___ DATASET EXTRACT ___
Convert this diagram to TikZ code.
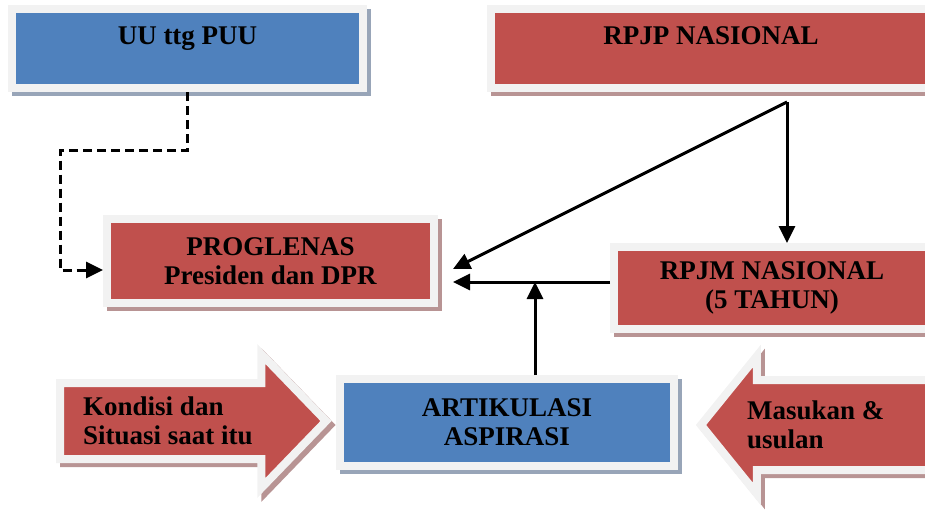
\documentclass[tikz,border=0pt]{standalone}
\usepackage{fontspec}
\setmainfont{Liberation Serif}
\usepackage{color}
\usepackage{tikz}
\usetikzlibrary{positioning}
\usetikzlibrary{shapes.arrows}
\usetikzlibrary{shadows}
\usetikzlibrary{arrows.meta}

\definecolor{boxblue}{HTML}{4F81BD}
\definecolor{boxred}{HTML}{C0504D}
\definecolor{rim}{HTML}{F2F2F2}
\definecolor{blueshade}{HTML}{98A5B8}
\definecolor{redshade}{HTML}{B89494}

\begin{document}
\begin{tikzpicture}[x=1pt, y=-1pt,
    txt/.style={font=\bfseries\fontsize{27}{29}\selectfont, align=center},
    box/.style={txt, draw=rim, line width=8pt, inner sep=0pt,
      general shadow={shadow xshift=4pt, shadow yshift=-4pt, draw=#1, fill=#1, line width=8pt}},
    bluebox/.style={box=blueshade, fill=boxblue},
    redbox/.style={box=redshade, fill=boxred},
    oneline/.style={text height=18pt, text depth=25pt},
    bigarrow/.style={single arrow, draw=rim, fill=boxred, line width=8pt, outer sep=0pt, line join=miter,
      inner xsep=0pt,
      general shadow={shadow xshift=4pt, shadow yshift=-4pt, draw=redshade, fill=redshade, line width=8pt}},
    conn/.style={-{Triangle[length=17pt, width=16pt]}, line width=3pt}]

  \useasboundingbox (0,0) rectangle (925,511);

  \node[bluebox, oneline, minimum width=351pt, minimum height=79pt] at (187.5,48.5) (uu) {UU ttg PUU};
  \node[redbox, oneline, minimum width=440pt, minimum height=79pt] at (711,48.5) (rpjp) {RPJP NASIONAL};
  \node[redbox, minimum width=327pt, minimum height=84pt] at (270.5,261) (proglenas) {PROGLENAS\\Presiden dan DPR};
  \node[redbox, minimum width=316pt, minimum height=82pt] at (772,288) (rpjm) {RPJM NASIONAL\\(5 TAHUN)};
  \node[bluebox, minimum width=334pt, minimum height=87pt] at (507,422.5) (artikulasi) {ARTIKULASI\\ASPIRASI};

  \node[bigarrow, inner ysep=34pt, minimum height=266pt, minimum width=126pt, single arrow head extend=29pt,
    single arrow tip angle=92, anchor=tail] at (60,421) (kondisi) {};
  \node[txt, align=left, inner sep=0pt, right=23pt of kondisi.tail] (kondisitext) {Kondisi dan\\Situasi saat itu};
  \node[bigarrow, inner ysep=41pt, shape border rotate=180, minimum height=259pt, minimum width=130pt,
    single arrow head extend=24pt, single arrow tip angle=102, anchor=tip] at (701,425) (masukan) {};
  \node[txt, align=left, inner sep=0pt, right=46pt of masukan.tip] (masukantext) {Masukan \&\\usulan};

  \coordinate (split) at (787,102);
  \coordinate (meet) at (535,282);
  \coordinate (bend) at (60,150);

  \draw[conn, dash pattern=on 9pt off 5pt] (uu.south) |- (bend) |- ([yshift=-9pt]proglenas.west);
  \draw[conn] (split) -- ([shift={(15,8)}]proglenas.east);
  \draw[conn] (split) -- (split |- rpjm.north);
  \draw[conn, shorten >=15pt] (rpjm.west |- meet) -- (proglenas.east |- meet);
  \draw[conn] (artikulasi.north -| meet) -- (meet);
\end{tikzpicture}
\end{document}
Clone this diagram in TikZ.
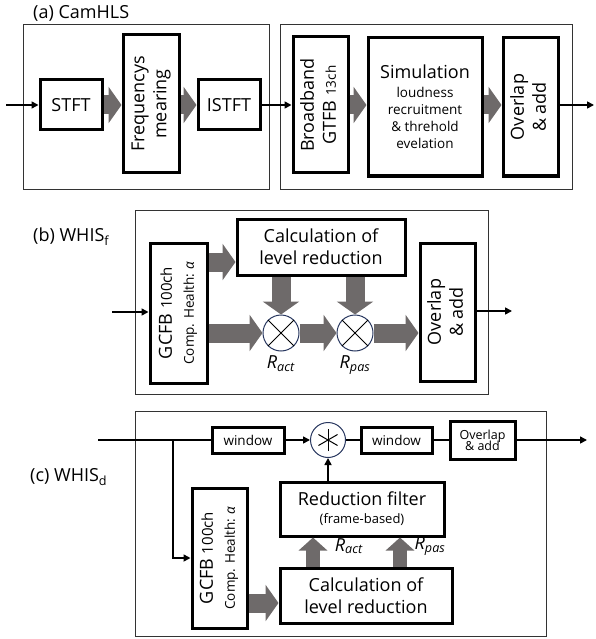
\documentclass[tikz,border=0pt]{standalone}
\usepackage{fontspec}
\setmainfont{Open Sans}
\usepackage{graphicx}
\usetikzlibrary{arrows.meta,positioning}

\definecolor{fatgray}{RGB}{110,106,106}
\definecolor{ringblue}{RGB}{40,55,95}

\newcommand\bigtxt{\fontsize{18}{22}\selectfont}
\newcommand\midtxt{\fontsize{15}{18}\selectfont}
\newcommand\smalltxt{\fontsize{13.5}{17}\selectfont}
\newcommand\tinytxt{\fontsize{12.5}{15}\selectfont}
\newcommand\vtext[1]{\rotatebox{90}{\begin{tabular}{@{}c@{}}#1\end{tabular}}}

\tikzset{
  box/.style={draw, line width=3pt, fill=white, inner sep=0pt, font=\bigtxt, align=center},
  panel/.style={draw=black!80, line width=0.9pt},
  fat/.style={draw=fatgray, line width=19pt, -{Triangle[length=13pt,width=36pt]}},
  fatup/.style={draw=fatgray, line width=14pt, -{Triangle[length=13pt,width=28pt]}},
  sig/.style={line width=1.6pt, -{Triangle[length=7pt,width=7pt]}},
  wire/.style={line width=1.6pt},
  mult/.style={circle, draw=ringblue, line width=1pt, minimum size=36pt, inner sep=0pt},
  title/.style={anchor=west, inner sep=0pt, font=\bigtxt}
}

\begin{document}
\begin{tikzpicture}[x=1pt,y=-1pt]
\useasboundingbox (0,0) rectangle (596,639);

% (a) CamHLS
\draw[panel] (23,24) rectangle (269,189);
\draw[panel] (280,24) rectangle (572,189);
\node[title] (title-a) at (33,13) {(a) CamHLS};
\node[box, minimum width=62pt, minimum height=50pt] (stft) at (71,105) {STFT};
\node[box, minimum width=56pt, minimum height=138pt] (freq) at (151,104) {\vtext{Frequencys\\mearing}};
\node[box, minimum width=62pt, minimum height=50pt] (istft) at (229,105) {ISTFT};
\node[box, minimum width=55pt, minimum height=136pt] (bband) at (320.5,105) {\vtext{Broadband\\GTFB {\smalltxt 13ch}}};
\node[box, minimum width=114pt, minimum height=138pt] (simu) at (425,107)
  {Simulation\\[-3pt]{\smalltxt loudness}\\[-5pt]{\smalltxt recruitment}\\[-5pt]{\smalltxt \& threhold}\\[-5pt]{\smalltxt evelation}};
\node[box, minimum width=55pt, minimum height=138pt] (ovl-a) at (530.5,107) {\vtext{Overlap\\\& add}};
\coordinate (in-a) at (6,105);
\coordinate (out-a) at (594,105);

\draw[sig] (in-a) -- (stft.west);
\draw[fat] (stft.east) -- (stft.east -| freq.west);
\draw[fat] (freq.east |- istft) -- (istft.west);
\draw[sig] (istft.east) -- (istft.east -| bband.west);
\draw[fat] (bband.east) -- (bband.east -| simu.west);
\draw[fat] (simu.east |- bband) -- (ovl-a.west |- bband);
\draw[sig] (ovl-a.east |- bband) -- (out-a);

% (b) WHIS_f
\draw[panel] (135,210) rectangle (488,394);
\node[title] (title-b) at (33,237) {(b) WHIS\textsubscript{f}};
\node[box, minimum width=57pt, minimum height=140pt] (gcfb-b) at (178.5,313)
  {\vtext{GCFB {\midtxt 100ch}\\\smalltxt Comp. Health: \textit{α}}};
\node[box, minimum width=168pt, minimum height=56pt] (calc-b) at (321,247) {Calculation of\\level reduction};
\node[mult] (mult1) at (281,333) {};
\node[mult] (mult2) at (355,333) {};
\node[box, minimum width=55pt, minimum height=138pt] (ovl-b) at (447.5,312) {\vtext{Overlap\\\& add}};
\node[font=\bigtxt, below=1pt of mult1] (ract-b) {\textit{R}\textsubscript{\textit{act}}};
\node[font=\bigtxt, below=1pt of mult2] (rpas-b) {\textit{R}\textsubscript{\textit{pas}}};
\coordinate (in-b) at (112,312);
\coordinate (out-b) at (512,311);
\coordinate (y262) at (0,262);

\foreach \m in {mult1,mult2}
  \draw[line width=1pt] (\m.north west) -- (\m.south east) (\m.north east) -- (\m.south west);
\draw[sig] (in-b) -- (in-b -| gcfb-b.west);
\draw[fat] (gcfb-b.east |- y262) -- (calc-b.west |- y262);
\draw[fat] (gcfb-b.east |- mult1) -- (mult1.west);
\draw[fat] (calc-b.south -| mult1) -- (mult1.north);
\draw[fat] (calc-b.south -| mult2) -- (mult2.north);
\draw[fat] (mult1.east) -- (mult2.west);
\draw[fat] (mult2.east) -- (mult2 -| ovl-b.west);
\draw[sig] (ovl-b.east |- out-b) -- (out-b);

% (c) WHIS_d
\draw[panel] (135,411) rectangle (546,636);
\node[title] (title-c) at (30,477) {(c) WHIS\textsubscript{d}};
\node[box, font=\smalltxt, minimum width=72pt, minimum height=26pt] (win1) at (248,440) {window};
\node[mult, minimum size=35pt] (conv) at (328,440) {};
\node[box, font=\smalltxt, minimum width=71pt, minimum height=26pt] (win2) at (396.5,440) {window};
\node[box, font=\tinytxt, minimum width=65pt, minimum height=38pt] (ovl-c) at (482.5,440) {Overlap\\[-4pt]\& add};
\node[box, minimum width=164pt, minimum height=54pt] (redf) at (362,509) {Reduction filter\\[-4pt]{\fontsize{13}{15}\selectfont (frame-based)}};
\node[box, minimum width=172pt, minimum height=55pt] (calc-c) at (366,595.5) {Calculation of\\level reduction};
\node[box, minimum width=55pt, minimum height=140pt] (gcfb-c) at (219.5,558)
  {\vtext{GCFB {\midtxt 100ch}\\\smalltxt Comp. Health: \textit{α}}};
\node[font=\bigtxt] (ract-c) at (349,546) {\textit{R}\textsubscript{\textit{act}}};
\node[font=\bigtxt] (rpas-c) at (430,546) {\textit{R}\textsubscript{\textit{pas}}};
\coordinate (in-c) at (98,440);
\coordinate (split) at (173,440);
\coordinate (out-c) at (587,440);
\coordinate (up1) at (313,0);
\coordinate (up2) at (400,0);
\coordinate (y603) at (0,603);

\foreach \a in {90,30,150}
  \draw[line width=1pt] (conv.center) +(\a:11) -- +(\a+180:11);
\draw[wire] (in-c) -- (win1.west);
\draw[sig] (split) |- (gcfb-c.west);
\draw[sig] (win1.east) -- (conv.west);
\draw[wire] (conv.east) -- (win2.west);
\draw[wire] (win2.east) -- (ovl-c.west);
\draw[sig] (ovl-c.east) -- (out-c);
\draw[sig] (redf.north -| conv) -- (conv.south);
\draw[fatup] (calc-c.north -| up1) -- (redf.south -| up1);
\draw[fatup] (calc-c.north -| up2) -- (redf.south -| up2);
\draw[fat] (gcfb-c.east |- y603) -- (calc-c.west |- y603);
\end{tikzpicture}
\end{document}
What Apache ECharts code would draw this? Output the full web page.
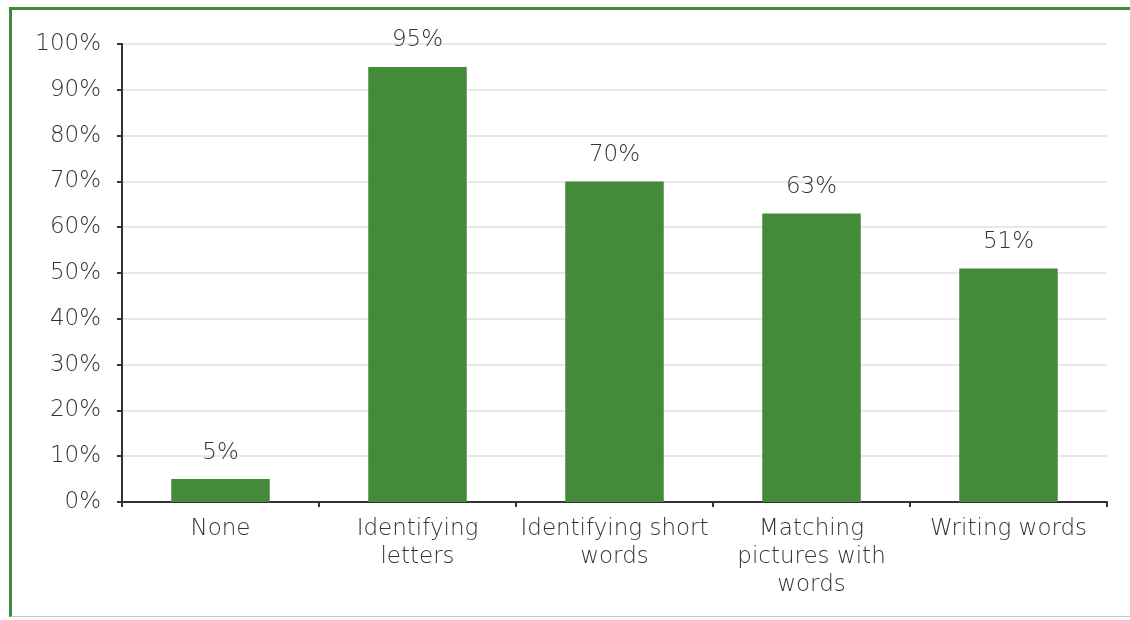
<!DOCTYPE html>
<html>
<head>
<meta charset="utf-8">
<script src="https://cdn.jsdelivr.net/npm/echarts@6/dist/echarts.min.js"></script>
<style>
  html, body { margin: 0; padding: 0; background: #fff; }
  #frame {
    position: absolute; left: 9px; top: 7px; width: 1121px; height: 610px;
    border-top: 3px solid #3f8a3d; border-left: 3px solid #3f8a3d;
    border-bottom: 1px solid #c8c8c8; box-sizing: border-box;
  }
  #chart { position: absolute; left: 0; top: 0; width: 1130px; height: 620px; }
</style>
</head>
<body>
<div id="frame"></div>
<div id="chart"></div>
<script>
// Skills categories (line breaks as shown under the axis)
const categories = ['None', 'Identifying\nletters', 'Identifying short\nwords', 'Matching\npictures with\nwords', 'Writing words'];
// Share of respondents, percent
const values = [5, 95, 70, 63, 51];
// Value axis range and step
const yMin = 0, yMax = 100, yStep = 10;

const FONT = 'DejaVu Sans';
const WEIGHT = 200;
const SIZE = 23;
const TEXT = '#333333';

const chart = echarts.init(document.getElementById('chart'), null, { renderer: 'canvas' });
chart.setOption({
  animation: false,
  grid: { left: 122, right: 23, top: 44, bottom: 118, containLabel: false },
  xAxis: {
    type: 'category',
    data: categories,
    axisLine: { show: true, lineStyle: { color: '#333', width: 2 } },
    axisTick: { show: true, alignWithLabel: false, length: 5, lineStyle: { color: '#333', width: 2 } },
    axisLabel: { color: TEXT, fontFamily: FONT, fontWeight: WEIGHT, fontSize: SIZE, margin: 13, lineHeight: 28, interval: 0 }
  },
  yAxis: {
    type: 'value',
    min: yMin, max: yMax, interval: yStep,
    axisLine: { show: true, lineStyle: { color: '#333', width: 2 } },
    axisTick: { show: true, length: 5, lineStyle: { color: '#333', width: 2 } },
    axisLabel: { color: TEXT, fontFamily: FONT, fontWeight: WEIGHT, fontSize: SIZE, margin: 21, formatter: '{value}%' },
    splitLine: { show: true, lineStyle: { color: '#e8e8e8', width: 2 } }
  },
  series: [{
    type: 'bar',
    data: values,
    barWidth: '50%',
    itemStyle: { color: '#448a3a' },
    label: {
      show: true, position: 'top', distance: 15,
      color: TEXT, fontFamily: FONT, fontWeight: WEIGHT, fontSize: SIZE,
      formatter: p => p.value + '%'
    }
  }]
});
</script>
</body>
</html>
___
_EXERCISE DIRECTIONS_:
Using the records given above, list every line that includes the word "code".

_FULL OUTPUT_:
Convert this diagram to TikZ code.
What Apache ECharts code would draw this? Output the full web page.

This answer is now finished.